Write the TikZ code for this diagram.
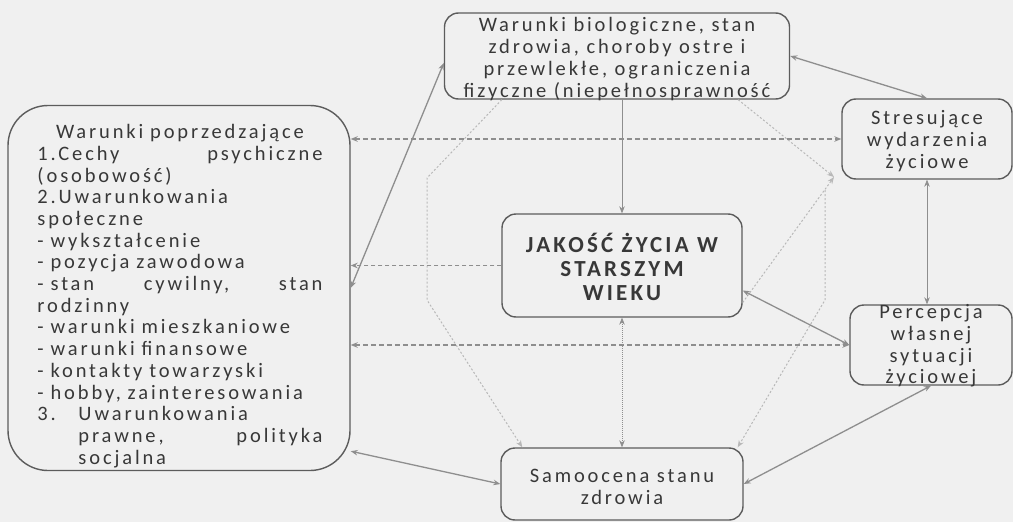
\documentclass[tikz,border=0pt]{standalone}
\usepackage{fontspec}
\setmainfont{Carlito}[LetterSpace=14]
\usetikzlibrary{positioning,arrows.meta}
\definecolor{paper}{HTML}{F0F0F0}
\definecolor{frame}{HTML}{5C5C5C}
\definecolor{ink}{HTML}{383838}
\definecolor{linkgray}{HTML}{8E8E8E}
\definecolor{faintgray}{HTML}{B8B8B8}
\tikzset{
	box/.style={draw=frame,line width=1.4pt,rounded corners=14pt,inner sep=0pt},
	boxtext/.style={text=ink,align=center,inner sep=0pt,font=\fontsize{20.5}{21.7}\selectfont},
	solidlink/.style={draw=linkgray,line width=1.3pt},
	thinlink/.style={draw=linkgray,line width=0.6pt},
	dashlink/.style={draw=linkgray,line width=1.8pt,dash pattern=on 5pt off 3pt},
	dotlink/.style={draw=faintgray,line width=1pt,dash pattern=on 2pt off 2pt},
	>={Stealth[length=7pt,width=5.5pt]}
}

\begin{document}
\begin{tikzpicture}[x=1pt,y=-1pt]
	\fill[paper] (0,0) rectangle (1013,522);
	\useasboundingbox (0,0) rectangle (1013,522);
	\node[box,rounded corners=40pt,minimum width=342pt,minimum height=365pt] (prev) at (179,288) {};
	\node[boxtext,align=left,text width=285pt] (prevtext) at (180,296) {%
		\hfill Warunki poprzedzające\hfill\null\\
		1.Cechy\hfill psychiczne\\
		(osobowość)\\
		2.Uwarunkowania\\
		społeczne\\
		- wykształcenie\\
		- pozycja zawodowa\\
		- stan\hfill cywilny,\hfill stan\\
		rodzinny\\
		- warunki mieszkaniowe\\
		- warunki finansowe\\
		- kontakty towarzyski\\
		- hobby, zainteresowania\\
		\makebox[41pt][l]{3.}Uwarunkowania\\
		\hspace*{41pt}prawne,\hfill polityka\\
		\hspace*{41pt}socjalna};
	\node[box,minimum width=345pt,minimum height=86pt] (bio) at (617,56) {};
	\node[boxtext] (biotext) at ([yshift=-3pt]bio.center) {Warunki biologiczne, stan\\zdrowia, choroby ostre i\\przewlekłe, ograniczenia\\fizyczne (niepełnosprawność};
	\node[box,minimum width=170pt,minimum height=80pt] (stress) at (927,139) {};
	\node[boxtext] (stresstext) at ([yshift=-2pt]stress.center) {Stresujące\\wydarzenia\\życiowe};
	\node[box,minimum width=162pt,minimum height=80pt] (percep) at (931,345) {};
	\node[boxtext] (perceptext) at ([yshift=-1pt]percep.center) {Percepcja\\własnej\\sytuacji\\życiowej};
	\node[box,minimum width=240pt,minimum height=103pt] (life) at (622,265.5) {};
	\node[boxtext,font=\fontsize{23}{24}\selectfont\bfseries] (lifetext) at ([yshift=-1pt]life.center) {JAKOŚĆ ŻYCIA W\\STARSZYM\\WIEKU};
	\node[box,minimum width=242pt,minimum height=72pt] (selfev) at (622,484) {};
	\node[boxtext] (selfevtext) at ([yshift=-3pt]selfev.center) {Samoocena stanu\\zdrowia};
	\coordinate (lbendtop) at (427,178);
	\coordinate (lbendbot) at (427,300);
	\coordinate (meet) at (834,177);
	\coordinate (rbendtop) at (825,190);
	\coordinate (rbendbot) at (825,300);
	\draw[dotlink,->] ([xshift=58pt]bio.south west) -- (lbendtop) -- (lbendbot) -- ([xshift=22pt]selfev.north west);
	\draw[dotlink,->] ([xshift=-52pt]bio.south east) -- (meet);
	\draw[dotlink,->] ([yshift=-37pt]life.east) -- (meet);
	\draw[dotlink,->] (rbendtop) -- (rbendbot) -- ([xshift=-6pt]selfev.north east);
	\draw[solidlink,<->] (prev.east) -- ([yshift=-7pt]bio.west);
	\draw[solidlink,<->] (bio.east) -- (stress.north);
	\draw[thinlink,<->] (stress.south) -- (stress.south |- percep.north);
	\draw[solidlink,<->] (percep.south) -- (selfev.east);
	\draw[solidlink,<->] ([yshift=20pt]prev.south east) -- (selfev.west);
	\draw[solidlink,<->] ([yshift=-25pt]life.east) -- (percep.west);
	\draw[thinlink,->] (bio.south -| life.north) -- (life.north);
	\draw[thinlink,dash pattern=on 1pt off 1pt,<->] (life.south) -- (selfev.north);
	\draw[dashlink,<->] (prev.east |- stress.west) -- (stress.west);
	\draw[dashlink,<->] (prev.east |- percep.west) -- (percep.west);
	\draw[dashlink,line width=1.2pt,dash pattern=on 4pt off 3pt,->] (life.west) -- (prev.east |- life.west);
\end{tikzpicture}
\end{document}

=====

**Exercise prompt:** Reproduce the material in its entirety and word for word, without the pictures.

**Reply to the task:**
Write the TikZ code for this diagram.
\documentclass[tikz,border=0pt]{standalone}
\usepackage{fontspec}
\setmainfont{Carlito}[LetterSpace=14]
\usetikzlibrary{positioning,arrows.meta}
\definecolor{paper}{HTML}{F0F0F0}
\definecolor{frame}{HTML}{5C5C5C}
\definecolor{ink}{HTML}{383838}
\definecolor{linkgray}{HTML}{8E8E8E}
\definecolor{faintgray}{HTML}{B8B8B8}
\tikzset{
	box/.style={draw=frame,line width=1.4pt,rounded corners=14pt,inner sep=0pt},
	boxtext/.style={text=ink,align=center,inner sep=0pt,font=\fontsize{20.5}{21.7}\selectfont},
	solidlink/.style={draw=linkgray,line width=1.3pt},
	thinlink/.style={draw=linkgray,line width=0.6pt},
	dashlink/.style={draw=linkgray,line width=1.8pt,dash pattern=on 5pt off 3pt},
	dotlink/.style={draw=faintgray,line width=1pt,dash pattern=on 2pt off 2pt},
	>={Stealth[length=7pt,width=5.5pt]}
}

\begin{document}
\begin{tikzpicture}[x=1pt,y=-1pt]
	\fill[paper] (0,0) rectangle (1013,522);
	\useasboundingbox (0,0) rectangle (1013,522);
	\node[box,rounded corners=40pt,minimum width=342pt,minimum height=365pt] (prev) at (179,288) {};
	\node[boxtext,align=left,text width=285pt] (prevtext) at (180,296) {%
		\hfill Warunki poprzedzające\hfill\null\\
		1.Cechy\hfill psychiczne\\
		(osobowość)\\
		2.Uwarunkowania\\
		społeczne\\
		- wykształcenie\\
		- pozycja zawodowa\\
		- stan\hfill cywilny,\hfill stan\\
		rodzinny\\
		- warunki mieszkaniowe\\
		- warunki finansowe\\
		- kontakty towarzyski\\
		- hobby, zainteresowania\\
		\makebox[41pt][l]{3.}Uwarunkowania\\
		\hspace*{41pt}prawne,\hfill polityka\\
		\hspace*{41pt}socjalna};
	\node[box,minimum width=345pt,minimum height=86pt] (bio) at (617,56) {};
	\node[boxtext] (biotext) at ([yshift=-3pt]bio.center) {Warunki biologiczne, stan\\zdrowia, choroby ostre i\\przewlekłe, ograniczenia\\fizyczne (niepełnosprawność};
	\node[box,minimum width=170pt,minimum height=80pt] (stress) at (927,139) {};
	\node[boxtext] (stresstext) at ([yshift=-2pt]stress.center) {Stresujące\\wydarzenia\\życiowe};
	\node[box,minimum width=162pt,minimum height=80pt] (percep) at (931,345) {};
	\node[boxtext] (perceptext) at ([yshift=-1pt]percep.center) {Percepcja\\własnej\\sytuacji\\życiowej};
	\node[box,minimum width=240pt,minimum height=103pt] (life) at (622,265.5) {};
	\node[boxtext,font=\fontsize{23}{24}\selectfont\bfseries] (lifetext) at ([yshift=-1pt]life.center) {JAKOŚĆ ŻYCIA W\\STARSZYM\\WIEKU};
	\node[box,minimum width=242pt,minimum height=72pt] (selfev) at (622,484) {};
	\node[boxtext] (selfevtext) at ([yshift=-3pt]selfev.center) {Samoocena stanu\\zdrowia};
	\coordinate (lbendtop) at (427,178);
	\coordinate (lbendbot) at (427,300);
	\coordinate (meet) at (834,177);
	\coordinate (rbendtop) at (825,190);
	\coordinate (rbendbot) at (825,300);
	\draw[dotlink,->] ([xshift=58pt]bio.south west) -- (lbendtop) -- (lbendbot) -- ([xshift=22pt]selfev.north west);
	\draw[dotlink,->] ([xshift=-52pt]bio.south east) -- (meet);
	\draw[dotlink,->] ([yshift=-37pt]life.east) -- (meet);
	\draw[dotlink,->] (rbendtop) -- (rbendbot) -- ([xshift=-6pt]selfev.north east);
	\draw[solidlink,<->] (prev.east) -- ([yshift=-7pt]bio.west);
	\draw[solidlink,<->] (bio.east) -- (stress.north);
	\draw[thinlink,<->] (stress.south) -- (stress.south |- percep.north);
	\draw[solidlink,<->] (percep.south) -- (selfev.east);
	\draw[solidlink,<->] ([yshift=20pt]prev.south east) -- (selfev.west);
	\draw[solidlink,<->] ([yshift=-25pt]life.east) -- (percep.west);
	\draw[thinlink,->] (bio.south -| life.north) -- (life.north);
	\draw[thinlink,dash pattern=on 1pt off 1pt,<->] (life.south) -- (selfev.north);
	\draw[dashlink,<->] (prev.east |- stress.west) -- (stress.west);
	\draw[dashlink,<->] (prev.east |- percep.west) -- (percep.west);
	\draw[dashlink,line width=1.2pt,dash pattern=on 4pt off 3pt,->] (life.west) -- (prev.east |- life.west);
\end{tikzpicture}
\end{document}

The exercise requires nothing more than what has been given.